Upon playing Einhander for the first time, the thing that immediately struck me was neither the flashy graphics nor the fast gameplay, but rather the music. Dropping you in the middle of a futuristic melee, the first level begins with an opera-like sound as track 3, "Capital," plays. Quickly making a transition to track 4, "Street," the music turns to pure techno/electronic.
I am aware of many who complain that techno is now the most hackneyed style of video game soundtracks, and I concur that techno has become cliche as the genre of choice in racing games and the like. While a few games have managed to pull off a successful techno soundtrack without sounding trite, such as WipeOut XL, many generic techno soundtracks have faded into obscurity, offering nothing truly memorable to the realm of game soundtracks.
Einhander Original Soundtrack, on the other hand, serves as a brilliant example of how techno can be used effectively in a game soundtrack, as it avoids the pitfalls which other game soundtracks attempting to utilize techno as their unifying theme have fallen victim to. Composed and arranged by Kenchiro Fukui, Einhander OST is another inspired addition to the long line of excellent Square soundtracks.
One of the most unique things about Einhander OST that separates it from the crowd of failed techno soundtracks is the way it utilizes various subgenres of techno. "Dawn", "Breakthrough", and "Conflict", are all reminiscent of previously existing styles without being shameless rip-offs of these styles. Track 11, "Breakthrough", a dark and moody ambient piece, uses a percussion system similar to the conga drums used in Juno Reactor's "Conga Fury". Track 13, "Breakthrough", and track 15, "Conflict", are both similar to progressive house in their sound, building to a climax through steadily increasing tempo.

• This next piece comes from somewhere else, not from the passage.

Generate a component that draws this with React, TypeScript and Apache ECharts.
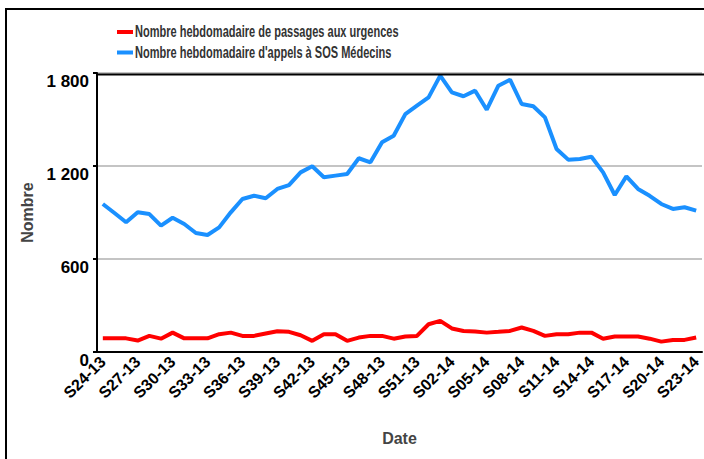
import React, { useEffect, useRef } from "react";
import * as echarts from "echarts";

const weeks2013: string[] = [
  "S24-13","S25-13","S26-13","S27-13","S28-13","S29-13","S30-13","S31-13","S32-13","S33-13",
  "S34-13","S35-13","S36-13","S37-13","S38-13","S39-13","S40-13","S41-13","S42-13","S43-13",
  "S44-13","S45-13","S46-13","S47-13","S48-13","S49-13","S50-13","S51-13","S52-13",
];
const weeks2014: string[] = [
  "S01-14","S02-14","S03-14","S04-14","S05-14","S06-14","S07-14","S08-14","S09-14","S10-14",
  "S11-14","S12-14","S13-14","S14-14","S15-14","S16-14","S17-14","S18-14","S19-14","S20-14",
  "S21-14","S22-14","S23-14",
];
const categories: string[] = [...weeks2013, ...weeks2014];

const urgences: number[] = [
  88, 88, 88, 74, 104, 86, 125, 88, 88, 88,
  115, 125, 104, 104, 119, 134, 130, 108, 72, 115,
  115, 72, 93, 104, 104, 86, 100, 104, 179, 201,
  152, 136, 132, 125, 130, 136, 158, 136, 104, 115,
  115, 125, 125, 86, 100, 100, 100, 86, 67, 78,
  78, 93,
];

const sosMedecins: number[] = [
  955, 897, 837, 901, 890, 815, 866, 826, 768, 755,
  804, 901, 987, 1008, 992, 1052, 1077, 1159, 1198, 1127,
  1138, 1148, 1250, 1224, 1353, 1395, 1535, 1589, 1643, 1783,
  1675, 1650, 1686, 1563, 1718, 1757, 1600, 1585, 1514, 1310,
  1241, 1245, 1260, 1159, 1013, 1133, 1052, 1008, 955, 923,
  934, 912,
];

const seriesNames: string[] = [
  "Nombre hebdomadaire de passages aux urgences",
  "Nombre hebdomadaire d'appels à SOS Médecins",
];
const seriesColors: string[] = ["#ff0000", "#1a90ff"];

const FONT = "'Liberation Sans', Arial, sans-serif";

export default function App() {
  const ref = useRef<HTMLDivElement>(null);
  useEffect(() => {
    if (!ref.current) return;
    const chart = echarts.init(ref.current, undefined, { renderer: "svg" });

    const legendItems = seriesNames.map((name, i) => ({
      type: "group",
      x: 117,
      y: 32 + i * 20.5,
      silent: true,
      children: [
        {
          type: "rect",
          shape: { x: 0, y: -2, width: 16, height: 4 },
          style: { fill: seriesColors[i] },
        },
        {
          type: "text",
          x: 18,
          y: 0,
          scaleX: 0.69,
          style: {
            text: name,
            fontFamily: FONT,
            fontSize: 16,
            fontWeight: "bold",
            fill: "#333333",
            verticalAlign: "middle",
            align: "left",
          },
        },
      ],
    }));

    chart.setOption({
      animation: false,
      backgroundColor: "#ffffff",
      textStyle: { fontFamily: FONT },
      legend: { show: false, data: seriesNames },
      grid: { left: 97, top: 73, width: 605, height: 279, containLabel: false },
      xAxis: {
        type: "category",
        data: categories,
        boundaryGap: true,
        name: "Date",
        nameLocation: "middle",
        nameGap: 78,
        nameTextStyle: { fontFamily: FONT, fontSize: 16, fontWeight: "bold", color: "#444444" },
        axisLine: { lineStyle: { color: "#000000", width: 2 } },
        axisTick: { alignWithLabel: true, interval: 2, length: 5, lineStyle: { color: "#000000", width: 2 } },
        axisLabel: {
          interval: 2,
          rotate: 45,
          margin: 7,
          fontFamily: FONT,
          fontSize: 16,
          fontWeight: "bold",
          color: "#000000",
        },
        splitLine: { show: false },
      },
      yAxis: {
        type: "value",
        min: 0,
        max: 1800,
        interval: 600,
        name: "Nombre",
        nameLocation: "middle",
        nameGap: 61,
        nameRotate: 90,
        nameTextStyle: { fontFamily: FONT, fontSize: 16, fontWeight: "bold", color: "#444444" },
        axisLine: { show: true, lineStyle: { color: "#000000", width: 2 } },
        axisTick: { show: true, length: 4, lineStyle: { color: "#000000", width: 2 } },
        axisLabel: {
          fontFamily: FONT,
          fontSize: 17,
          fontWeight: "bold",
          color: "#000000",
          margin: 8,
          verticalAlign: "top",
          formatter: (v: number) => String(v).replace(/\B(?=(\d{3})+(?!\d))/g, " "),
        },
        splitLine: { show: true, lineStyle: { color: "#c4c4c4", width: 2 } },
      },
      graphic: [
        {
          type: "rect",
          shape: { x: 6, y: 9, width: 760, height: 520 },
          style: { fill: "none", stroke: "#000000", lineWidth: 2 },
          silent: true,
        },
        {
          type: "line",
          shape: { x1: 97, y1: 74.5, x2: 704, y2: 74.5 },
          style: { stroke: "#000000", lineWidth: 2 },
          silent: true,
          z: 10,
        },
        ...legendItems,
      ],
      series: [
        {
          name: seriesNames[0],
          type: "line",
          data: urgences,
          symbol: "none",
          lineStyle: { color: seriesColors[0], width: 4 },
          itemStyle: { color: seriesColors[0] },
        },
        {
          name: seriesNames[1],
          type: "line",
          data: sosMedecins,
          symbol: "none",
          lineStyle: { color: seriesColors[1], width: 4 },
          itemStyle: { color: seriesColors[1] },
        },
      ],
    });
    return () => chart.dispose();
  }, []);
  return (
    <div
      ref={ref}
      style={{ position: "absolute", left: 0, top: 0, width: 704, height: 459 }}
    />
  );
}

In addition to the three aforementioned tracks in the above paragraph, the two real standout tracks are number 8, "Badlands", and number 23, "Bloody Battle". Both tracks are incredibly fast-paced and offer a truly frantic atmosphere within the context of the game. Outside the realm of Einhander, however, these two tracks stand on their own as brilliant examples of techno and do not grow tiresome through repeated listening.
My only real complaints about Einhander OST center on the recycling of sounds for multiple tracks, which is apparent throughout the entire CD. For example, the majority of "Bloody Battle" is recycled in the reprise of the final track, 29, ironically entitled "Beginning". The only other complaint I have is the length of the tracks. Few tracks last longer than two minutes, although the ones that do are truly brilliant. This, too, is forgivable, however, as the 29 tracks sprawl across nearly 66 minutes.
Einhander Original Soundtrack is quite simply one of the finest techno video game soundtracks available, offering some of the catchiest loops I have heard in any CD - techno, video game soundtrack, or otherwise. Kenchiro Fukui's work on here should earn him a place on a pedestal next to Nobuo Uematsu as Square's most talented composer. Although Fukui is hardly a household name, and I had not previously heard of him before the Einhander OST, I can hardly wait to hear Fukui's next work.